The primary difference between online and offline evaluation of recommender systems lies in the method and environment used to assess the system's performance. Offline evaluation occurs using historical data and simulates how the recommender would perform with past interactions. In this scenario, developers use datasets that contain user preferences, interactions, or ratings that have already been collected. By applying metrics such as precision, recall, or F1-score on this data, they can gauge how well their algorithm might perform without needing to deploy it in real time.
In contrast, online evaluation tests the recommender system in a live environment. This approach involves monitoring real-time user interactions as users engage with the system. The system is deployed, and metrics are collected based on actual user behavior, such as click-through rates or conversion rates. For example, if a streaming service rolls out a new recommendation algorithm, they might track how many users watch a recommended show versus the total number of recommendations made. Online evaluation can provide more accurate insights into how users respond to recommendations, taking into account factors like user engagement and contextual relevance that might not be evident in historical data.

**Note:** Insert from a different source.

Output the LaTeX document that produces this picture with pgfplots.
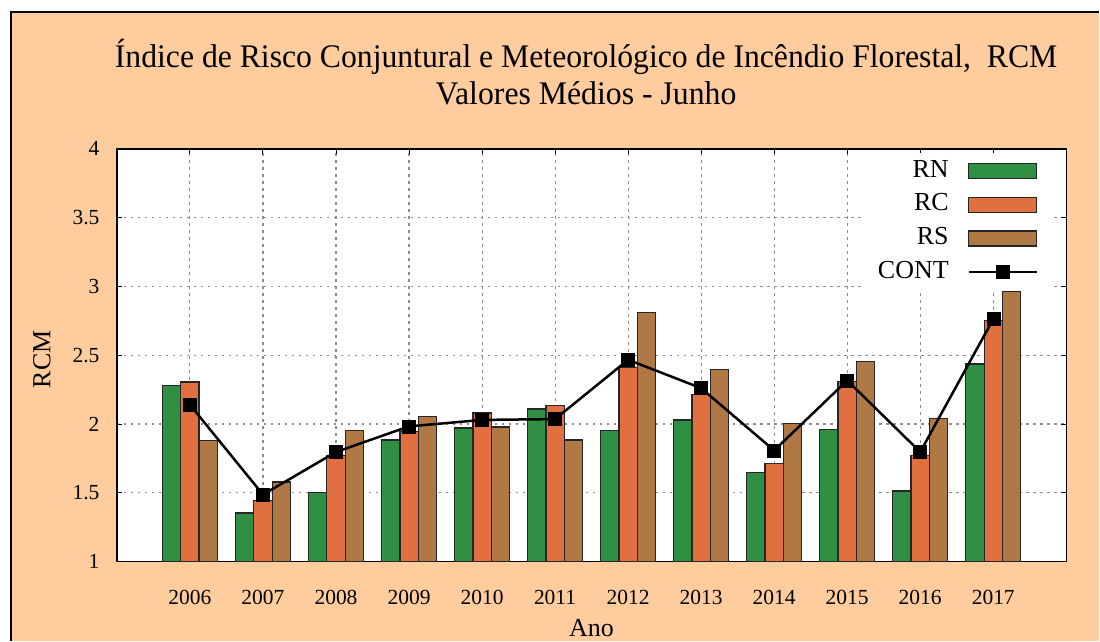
\documentclass[border=0pt]{standalone}
\usepackage{fontspec}
\setmainfont{Liberation Serif}
\usepackage{graphicx}
\usepackage{pgfplots}
\pgfplotsset{compat=1.18}
\definecolor{peach}{HTML}{FFCC9E}
\definecolor{rn}{HTML}{2F8F44}
\definecolor{rc}{HTML}{E07040}
\definecolor{rs}{HTML}{B07844}
\pgfplotsset{
  barleg/.style={legend image code/.code={\draw[##1] (0bp,-7.5bp) rectangle (68bp,7.5bp);}},
  contleg/.style={legend image code/.code={\draw[mark repeat=2, mark phase=2, ##1] plot coordinates {(0bp,0bp) (34bp,0bp) (68bp,0bp)};}},
}
\begin{document}
\begin{tikzpicture}
\fill[white] (0,0) rectangle (1100bp,641bp);
\fill[peach] (11bp,0) rectangle (1100bp,629bp);
\draw[black, line width=1.5bp] (11bp,0) -- (11bp,629bp) -- (1100bp,629bp);
\node[anchor=base, inner sep=0pt] at (586.5bp,573bp) {\resizebox{943bp}{\height}{\fontsize{33bp}{36bp}\selectfont Índice de Risco Conjuntural e Meteorológico de Incêndio Florestal,\ \ RCM}};
\node[anchor=base, inner sep=0pt] at (586.5bp,536bp) {\resizebox{301bp}{\height}{\fontsize{33bp}{36bp}\selectfont Valores Médios - Junho}};
\begin{axis}[
  at={(117bp,79bp)}, anchor=south west, scale only axis,
  width=950bp, height=413bp,
  xmin=-1, xmax=12, ymin=1, ymax=4,
  xtick={0,1,2,3,4,5,6,7,8,9,10,11},
  xticklabels={2006,2007,2008,2009,2010,2011,2012,2013,2014,2015,2016,2017},
  ytick={1,1.5,2,2.5,3,3.5,4},
  /pgf/number format/assume math mode=true,
  tick label style={font=\fontsize{21.5bp}{24bp}\selectfont},
  xticklabel style={yshift=-25bp},
  yticklabel style={xshift=-14bp},
  grid=major,
  grid style={dash pattern=on 2.5bp off 4.5bp, black!45, line width=1.1bp},
  tick align=inside, major tick length=5bp,
  tick style={black, line width=1bp},
  axis line style={line width=1.5bp},
  axis background/.style={fill=white},
  xlabel={Ano}, ylabel={RCM},
  every axis x label/.style={at={(rel axis cs:0.5,0)}, anchor=center, yshift=-66bp, font=\fontsize{26bp}{30bp}\selectfont},
  every axis y label/.style={at={(rel axis cs:0,0.5)}, anchor=center, xshift=-75bp, yshift=-4bp, rotate=90, font=\fontsize{26bp}{30bp}\selectfont},
  legend plot pos=right,
  legend cell align=right,
  legend style={draw=none, fill=white, anchor=north east, at={(rel axis cs:1,1)},
    xshift=-15bp, yshift=-4bp, inner xsep=13bp, inner ysep=6bp,
    font=\fontsize{26bp}{30bp}\selectfont, row sep=9.7bp, column sep=19bp,
    nodes={inner sep=0pt, text height=18bp, text depth=6bp}},
]
\addplot[ybar, bar width=0.25, bar shift=-0.25, fill=rn, draw=black!85, line width=1.2bp, barleg] coordinates {
(0,2.28) (1,1.354) (2,1.50) (3,1.884) (4,1.971) (5,2.109) (6,1.951) (7,2.029) (8,1.646) (9,1.963) (10,1.513) (11,2.436)};
\addlegendentry{RN}
\addplot[ybar, bar width=0.25, bar shift=0, fill=rc, draw=black!85, line width=1.2bp, barleg] coordinates {
(0,2.305) (1,1.443) (2,1.77) (3,1.946) (4,2.08) (5,2.133) (6,2.41) (7,2.213) (8,1.712) (9,2.31) (10,1.77) (11,2.75)};
\addlegendentry{RC}
\addplot[ybar, bar width=0.25, bar shift=0.25, fill=rs, draw=black!85, line width=1.2bp, barleg] coordinates {
(0,1.88) (1,1.579) (2,1.951) (3,2.055) (4,1.978) (5,1.884) (6,2.808) (7,2.399) (8,2.002) (9,2.455) (10,2.043) (11,2.963)};
\addlegendentry{RS}
\addplot[black, line width=2.5bp, mark=square*, mark size=6.5bp, mark options={line width=0.5bp}, contleg] coordinates {
(0,2.14) (1,1.487) (2,1.797) (3,1.983) (4,2.03) (5,2.036) (6,2.467) (7,2.261) (8,1.808) (9,2.317) (10,1.797) (11,2.763)};
\addlegendentry{CONT}
\end{axis}
\end{tikzpicture}
\end{document}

Both evaluation methods have their own advantages and disadvantages. Offline evaluation is cost-effective and allows for quick testing of different models or algorithms without disrupting user experience. However, it might not capture dynamic user behaviors or changing trends. On the other hand, online evaluation provides real-world results but can be resource-intensive and may require careful management to avoid negatively impacting users during testing. By combining insights from both methods, developers can create more effective recommender systems that meet user needs in both simulated and actual environments.